I find I have no hill photographs worth showing you from that day—a combination of battery problems, poor light and a distinct disinclination to stand around on the hillside. So here’s my only photographic offering—an albino Coke can removed from the burn on the northern slopes of Onfhaidh, and taken home for recycling.
I mean, really. What kind of arse can carry a full can up a hill, but not an empty one down?
Fraoch-bheinn (NM 894837, 790m)
Sgurr an Utha (NM 885839, 796m)
780m of ascent
The cloud lifted a little the next day, and the wind abated, but we were still trapped in the western fringes by the weather fronts farther inland.
We parked in a rough gravel layby just west of the Allt an Utha bridge, and walked back across the bridge to reach the start of a track that serves a little dam farther up the glen. Before we started up the hill, we paused to investigate an object the 1:50000 map marks as a “cairn”, and the 1:25000 as a “cross”. It proved to be a low cairn with a cement cross on the top, but with no hints as to its significance.
Shortly before the dam, a vehicle track branches off right into the Coire an Utha, providing steep but well-graded access to the broad (and very lumpy) Druim na Brein-choille. From the end of the track, we picked our way along the ridge to the little top of Fraoch-bheinn, before crossing a 65m dip to reach Sgurr an Utha. Even by the standards of contorted Moinian landscapes, Utha deserves some sort of prize, so full of crags and pools and erratic boulders that the contour map looks like a child’s scribble in places.

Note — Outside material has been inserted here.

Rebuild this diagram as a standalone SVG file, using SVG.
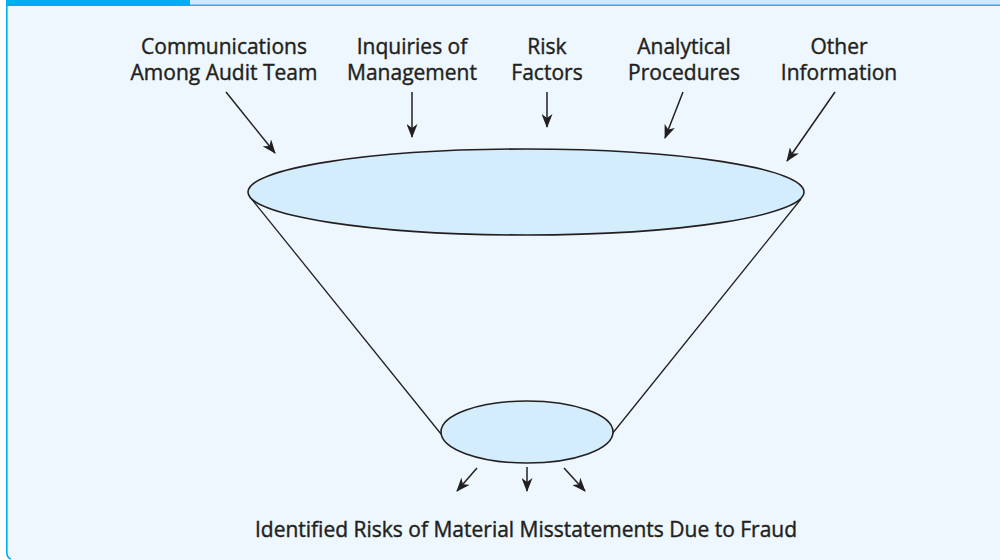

Our descent westwards into the Feith a’ Chatha required care, since there are crags below Sithean Mor on the direct line of descent. A group of little lochans and then a southward deflection in the line of fence posts provided useful landmarks—we made a northward turn and dropped into the headwaters of the Allt Glac a’ Bhodaich, following it downhill along an easy grassy descent that circumvented the crags.
Peanmeanach abandoned village (NM 712804, 10m)
460m of ascent
On our final day the forecast was still poor, and we’d developed a certain weariness of dodging wind and rain and poor visibility. So we took a half-day stroll across the Ardnish peninsula to visit the abandoned village of Peanmeanach on its beautiful little bay. The path descends from a roadside parking area, crosses a railway bridge, and then weaves across the landscape with beautiful views of Loch Beag to the north, the Small Isles to the west, and the spiky summits of Rois-Bheinn to the east. It rained all the way out, and the sun shone all the way back.
Peanmeanach itself is a slightly melancholy spot—the overgrown ruins of a row of black houses, with one neatly roofed bothy in the middle. The bothy was the last building to be abandoned, as recently as 1942—in earlier days it had been the home of the schoolteacher for Ardnish’s thinly scattered population. Today, it sports an array of whale vertebrae above the fireplace.
Again, you won’t need to look far on-line to find the Highland Clearances being blamed for the abandonment of Peanmeanach, but the reasons were more complex and more recent than that—potato blight, changes in the economics of farming, and the arrival of the railway (reducing the movement of goods by small coastal vessels) all had a part to play. Take a look at Peter Stewart-Sandeman’s excellent Potted History of Ardinish (2.6 MB pdf) for much more information about the history of this area.
And that was that. Unsatisfactory weather, but more satisfactory than almost any place else in the country at the time, and we still managed to get in a hundred kilometres of walking and a view from every summit, which can’t be bad.